**GIVEN ENTRIES:**
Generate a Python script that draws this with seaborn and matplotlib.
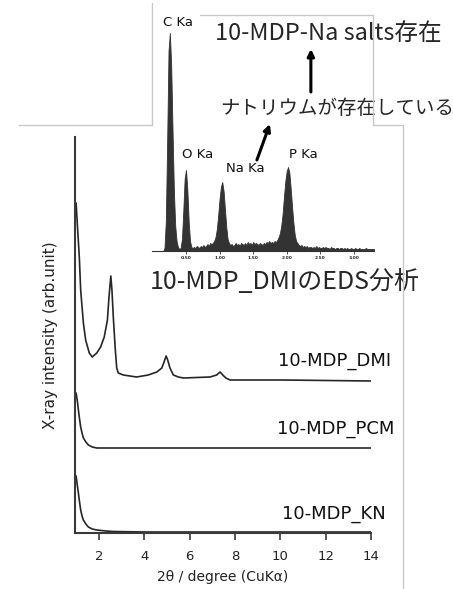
import numpy as np
import pandas as pd
import matplotlib
matplotlib.use("Agg")
import matplotlib.pyplot as plt
from matplotlib.lines import Line2D
import seaborn as sns

# XRD patterns (2theta in degree, intensity in arbitrary units, already offset)
dmi_2theta = [0.99, 1.04, 1.13, 1.19, 1.31, 1.41, 1.57, 1.70, 1.90, 2.07, 2.23, 2.37,
              2.44, 2.52, 2.57, 2.63, 2.71, 2.78, 2.85, 3.07, 3.66, 4.17, 4.55, 4.77,
              4.87, 4.96, 5.03, 5.13, 5.28, 5.50, 5.72, 6.90, 7.19, 7.34, 7.46, 7.60,
              7.78, 10.13, 14.0]
dmi_int = [330, 310, 276, 243, 210, 193, 180, 176, 180, 186, 196, 213,
           236, 257, 243, 216, 186, 165, 160, 158, 156, 158, 161, 165,
           171, 177, 173, 165, 158, 156, 155, 156, 158, 161, 158, 155,
           153, 153, 152]

pcm_2theta = [0.99, 1.05, 1.09, 1.14, 1.19, 1.25, 1.31, 1.42, 1.53, 1.70, 1.90, 2.63, 14.0]
pcm_int = [140, 131, 123, 114, 106, 100, 95, 91, 88, 86, 85, 85, 85]

kn_2theta = [0.99, 1.04, 1.09, 1.14, 1.19, 1.25, 1.31, 1.42, 1.53, 1.70, 1.90, 2.30, 2.63, 4.0, 14.0]
kn_int = [57, 48, 40, 31, 23, 17, 13, 9, 6, 4, 3, 2, 1.5, 1, 1]

sample_names = ["10-MDP_DMI", "10-MDP_PCM", "10-MDP_KN"]
xrd_ticks = [2, 4, 6, 8, 10, 12, 14]

# EDS spectrum of 10-MDP_DMI: counts per 0.02 keV channel from 0.16 to 3.30 keV
eds_start, eds_step = 0.16, 0.02
eds_counts = [
    0, 3, 30, 110, 200, 218, 185, 120, 60, 25,
    10, 4, 2, 3, 12, 40, 72, 81, 62, 30,
    10, 4, 3, 4, 3, 5, 4, 3, 5, 4,
    6, 4, 5, 7, 5, 8, 7, 8, 10, 14,
    22, 36, 52, 64, 69, 60, 42, 24, 12, 8,
    6, 7, 5, 6, 8, 6, 7, 5, 8, 7,
    6, 8, 6, 9, 7, 8, 6, 9, 7, 8,
    7, 6, 8, 7, 6, 8, 7, 9, 8, 10,
    8, 9, 8, 10, 9, 11, 14, 18, 26, 38,
    55, 70, 80, 84, 78, 62, 44, 28, 16, 10,
    8, 6, 5, 6, 4, 5, 4, 5, 3, 4,
    4, 3, 4, 3, 5, 3, 4, 3, 3, 4,
    3, 4, 3, 3, 2, 4, 3, 3, 2, 3,
    3, 2, 3, 3, 2, 3, 2, 3, 2, 2,
    3, 2, 2, 3, 2, 2, 3, 2, 2, 2,
    2, 3, 2, 2, 2, 2, 2, 2,
]
eds_energy = [round(eds_start + i * eds_step, 2) for i in range(len(eds_counts))]
eds_ticks = [0.5, 1.0, 1.5, 2.0, 2.5, 3.0]
eds_tick_labels = ["0.50", "1.00", "1.50", "2.00", "2.50", "3.00"]
eds_lines = ["C Ka", "O Ka", "Na Ka", "P Ka"]

sns.set_theme(style="white")
plt.rcParams['font.family'] = ['DejaVu Sans', 'Noto Sans CJK JP']
jp = ['Noto Sans CJK JP', 'DejaVu Sans']

W, H = 453, 589
fig = plt.figure(figsize=(W / 100, H / 100), dpi=100)

def box(x0, y0, x1, y1):
    return [x0 / W, 1 - y1 / H, (x1 - x0) / W, (y1 - y0) / H]

# main XRD axes
ax = fig.add_axes(box(75, 137, 371, 533))
line_color = '#262626'
for xs, ys in [(dmi_2theta, dmi_int), (pcm_2theta, pcm_int), (kn_2theta, kn_int)]:
    sns.lineplot(x=xs, y=ys, ax=ax, color=line_color, lw=1.2, estimator=None, sort=False)

ax.set_xlim(0.94, 14)
ax.set_ylim(0, 396)
ax.set_xticks(xrd_ticks)
ax.set_yticks([])
for s in ['top', 'right']:
    ax.spines[s].set_visible(False)
for s in ['left', 'bottom']:
    ax.spines[s].set_color('#3a3a3a')
    ax.spines[s].set_linewidth(1.5)
ax.tick_params(axis='x', direction='out', length=5, width=1.2, color='#3a3a3a',
               labelsize=9.5, pad=7, bottom=True, labelcolor='#222222')
ax.set_xlabel("2θ / degree (CuKα)", fontsize=10, labelpad=5, color='#222222')
ax.set_ylabel("X-ray intensity (arb.unit)", fontsize=11, labelpad=12, color='#222222')
ax.patch.set_visible(False)

label_pos = [(12.41, 172), (12.45, 104), (12.37, 19)]
for name, (lx, ly) in zip(sample_names, label_pos):
    ax.text(lx, ly, name, fontsize=13, ha='center', va='center', color='#111111', clip_on=False)

# EDS inset
ax2 = fig.add_axes(box(152.4, 15, 374, 251))
ax2.fill_between(eds_energy, eds_counts, 0, color='#333333', lw=0.6, edgecolor='#333333')
ax2.set_xlim(0, 3.30)
ax2.set_ylim(0, 236)
ax2.set_yticks([])
ax2.set_xticks(eds_ticks)
ax2.set_xticklabels(eds_tick_labels, fontsize=3.2, fontweight='bold')
ax2.tick_params(axis='x', direction='out', length=2, width=0.6, pad=1.5, bottom=True, color='#333333')
for s in ['top', 'right', 'left']:
    ax2.spines[s].set_visible(False)
ax2.spines['bottom'].set_color('#333333')
ax2.spines['bottom'].set_linewidth(0.8)
ax2.patch.set_visible(False)

eds_label_pos = [(0.381, 228), (0.679, 96), (1.378, 83), (2.241, 97)]
for name, (lx, ly) in zip(eds_lines, eds_label_pos):
    ax2.text(lx, ly, name, fontsize=9.5, ha='center', va='center', color='#111111', clip_on=False)

ax2.text(2.62, 218, "10-MDP-Na salts存在", fontsize=17, family=jp, ha='center', va='center', clip_on=False)
ax2.text(2.745, 143, "ナトリウムが存在している", fontsize=14, family=jp, ha='center', va='center', clip_on=False)
ax2.text(1.973, -31, "10-MDP_DMIのEDS分析", fontsize=18, family=jp, ha='center', va='center', clip_on=False)

arrow = dict(arrowstyle='-|>', lw=2.2, color='black', mutation_scale=10, shrinkA=0, shrinkB=0)
ax2.annotate('', xy=(2.36, 202), xytext=(2.36, 159), arrowprops=arrow, annotation_clip=False)
ax2.annotate('', xy=(1.75, 127), xytext=(1.556, 91), arrowprops=arrow, annotation_clip=False)

# light frame lines left over from the pasted panels
frame = [((152, 3), (152, 125)), ((19, 125), (152, 125)), ((200, 15), (373, 15)),
         ((373, 15), (373, 125)), ((373, 125), (403, 125)), ((403, 125), (403, 589))]
for (x0, y0), (x1, y1) in frame:
    fig.add_artist(Line2D([x0 / W, x1 / W], [1 - y0 / H, 1 - y1 / H], color='#c8c8c8', lw=1.0,
                          transform=fig.transFigure))

fig.savefig("out.png", dpi=100)
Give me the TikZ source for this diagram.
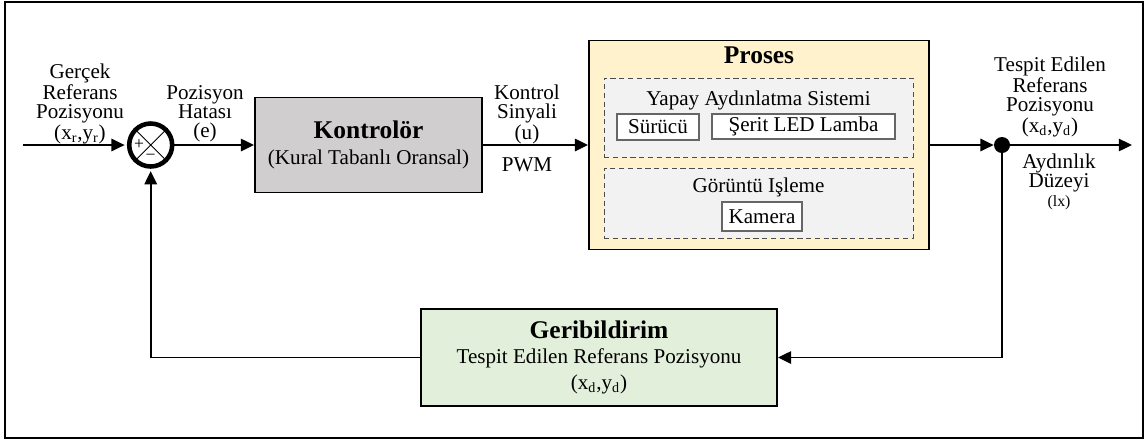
\documentclass[tikz,border=0pt]{standalone}
\usepackage{fontspec}
\setmainfont{Liberation Serif}
\usetikzlibrary{positioning,arrows.meta}

\definecolor{ctrlGray}{RGB}{208,206,206}
\definecolor{plantGold}{RGB}{255,242,204}
\definecolor{subGray}{RGB}{242,242,242}
\definecolor{fbGreen}{RGB}{226,239,218}

\begin{document}
\begin{tikzpicture}[x=0.02cm, y=-0.02cm, font=\fontsize{12}{10.8}\selectfont]
\tikzset{
    lbl/.style={align=center, inner sep=0pt},
    ttl/.style={font=\fontsize{14.5}{15}\selectfont\bfseries, inner sep=0pt},
    ctrlBox/.style={rectangle, draw=black, line width=1.1pt, fill=ctrlGray, align=center, minimum width=4.54cm, minimum height=1.9cm},
    plantBox/.style={rectangle, draw=black, line width=1.1pt, fill=plantGold, minimum width=6.8cm, minimum height=4.18cm},
    subBox/.style={rectangle, densely dashed, draw=black!70, line width=0.5pt, fill=subGray, minimum width=6.18cm},
    part/.style={rectangle, draw=black!60, line width=0.6pt, fill=white, inner sep=0pt},
    fbBox/.style={rectangle, draw=black, line width=1.1pt, fill=fbGreen, align=center, minimum width=7.12cm, minimum height=1.94cm},
    sumNode/.style={circle, draw=black, line width=2.6pt, minimum size=0.86cm, inner sep=0pt},
    dotNode/.style={circle, fill=black, minimum size=0.32cm, inner sep=0pt},
    arr/.style={line width=1.1pt, -{Triangle[length=7.5pt, width=7pt]}}
}
\useasboundingbox (0,0) rectangle (1146,441);
\draw[line width=1.1pt] (5,2) rectangle (1143,438);

% nodes
\coordinate (in) at (23,145);
\node[sumNode] (sum) at (150.7,145) {};
\node[ctrlBox] (ctrl) at (368.5,145) {{\fontsize{14.5}{15}\selectfont\bfseries Kontrolör}\\[4pt](Kural Tabanlı Oransal)};
\node[plantBox] (plant) at (759,145) {};
\node[ttl, below=0.13cm of plant.north] (plantT) {Proses};
\node[subBox, minimum height=1.58cm] (light) at (758.5,117.5) {};
\node[lbl, below=0.25cm of light.north] (lightT) {Yapay Aydınlatma Sistemi};
\node[part, minimum width=1.64cm, minimum height=0.52cm] (driver) at (658,127) {Sürücü};
\node[part, minimum width=3.66cm, minimum height=0.5cm] (led) at (803.5,126.5) {Şerit LED Lamba};
\node[subBox, minimum height=1.4cm] (vision) at (758.5,203) {};
\node[lbl, below=0.19cm of vision.north] (visionT) {Görüntü Işleme};
\node[part, minimum width=1.6cm, minimum height=0.58cm] (cam) at (762,216.5) {Kamera};
\node[dotNode] (dot) at (1002,145) {};
\coordinate (out) at (1132,145);
\node[fbBox] (fb) at (599,357.5) {{\fontsize{14.5}{15}\selectfont\bfseries Geribildirim}\\[3pt]Tespit Edilen Referans Pozisyonu\\[3pt](x\textsubscript{d},y\textsubscript{d})};

% labels
\node[lbl] (refL) at (80,104) {Gerçek\\Referans\\Pozisyonu\\(x\textsubscript{r},y\textsubscript{r})};
\node[lbl] (errL) at (205,114) {Pozisyon\\Hatası\\(e)};
\node[lbl] (uL) at (527,114) {Kontrol\\Sinyali\\(u)};
\node[lbl] (pwmL) at (527,165) {PWM};
\node[lbl] (measL) at (1050,97) {Tespit Edilen\\Referans\\Pozisyonu\\(x\textsubscript{d},y\textsubscript{d})};
\node[lbl] (luxL) at (1059,182) {Aydınlık\\Düzeyi\\{\fontsize{9}{9}\selectfont(lx)}};

% summing junction
\draw[line width=0.5pt] (sum.north west) -- (sum.south east) (sum.north east) -- (sum.south west);
\node[lbl, font=\fontsize{10}{10}\selectfont] (plus) at ([xshift=-6.6pt]sum.center) {+};
\node[lbl, font=\fontsize{10}{10}\selectfont] (minus) at ([yshift=-6.8pt]sum.center) {−};

% arrows
\draw[arr, shorten >=1.3pt] (in) -- (sum.west);
\draw[arr] (sum.east) -- (ctrl.west);
\draw[arr] (ctrl.east) -- (plant.west);
\draw[arr] (plant.east) -- (dot.west);
\draw[arr] (dot) -- (out);
\draw[arr] (dot) |- (fb.east);
\draw[arr, shorten >=1.3pt] (fb.west) -| (sum.south);

\end{tikzpicture}
\end{document}
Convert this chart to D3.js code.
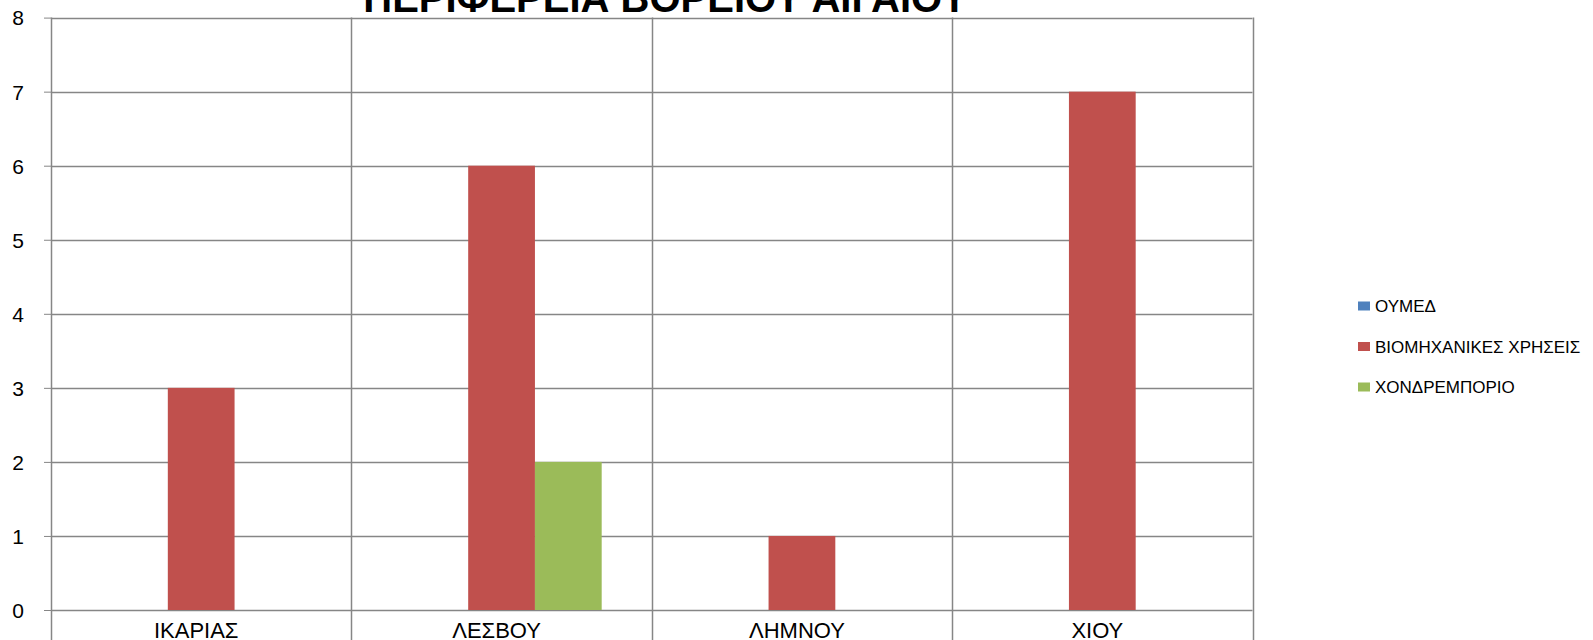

**TASK GOAL:**
Transcribe, from the records above, the first line and every line after it up to and including the line with "xrd_ticks = [2, 4, 6, 8, 10, 12, 14]"; omit pictures.

**REPLY:**
Generate a Python script that draws this with seaborn and matplotlib.
import numpy as np
import pandas as pd
import matplotlib
matplotlib.use("Agg")
import matplotlib.pyplot as plt
from matplotlib.lines import Line2D
import seaborn as sns

# XRD patterns (2theta in degree, intensity in arbitrary units, already offset)
dmi_2theta = [0.99, 1.04, 1.13, 1.19, 1.31, 1.41, 1.57, 1.70, 1.90, 2.07, 2.23, 2.37,
              2.44, 2.52, 2.57, 2.63, 2.71, 2.78, 2.85, 3.07, 3.66, 4.17, 4.55, 4.77,
              4.87, 4.96, 5.03, 5.13, 5.28, 5.50, 5.72, 6.90, 7.19, 7.34, 7.46, 7.60,
              7.78, 10.13, 14.0]
dmi_int = [330, 310, 276, 243, 210, 193, 180, 176, 180, 186, 196, 213,
           236, 257, 243, 216, 186, 165, 160, 158, 156, 158, 161, 165,
           171, 177, 173, 165, 158, 156, 155, 156, 158, 161, 158, 155,
           153, 153, 152]

pcm_2theta = [0.99, 1.05, 1.09, 1.14, 1.19, 1.25, 1.31, 1.42, 1.53, 1.70, 1.90, 2.63, 14.0]
pcm_int = [140, 131, 123, 114, 106, 100, 95, 91, 88, 86, 85, 85, 85]

kn_2theta = [0.99, 1.04, 1.09, 1.14, 1.19, 1.25, 1.31, 1.42, 1.53, 1.70, 1.90, 2.30, 2.63, 4.0, 14.0]
kn_int = [57, 48, 40, 31, 23, 17, 13, 9, 6, 4, 3, 2, 1.5, 1, 1]

sample_names = ["10-MDP_DMI", "10-MDP_PCM", "10-MDP_KN"]
xrd_ticks = [2, 4, 6, 8, 10, 12, 14]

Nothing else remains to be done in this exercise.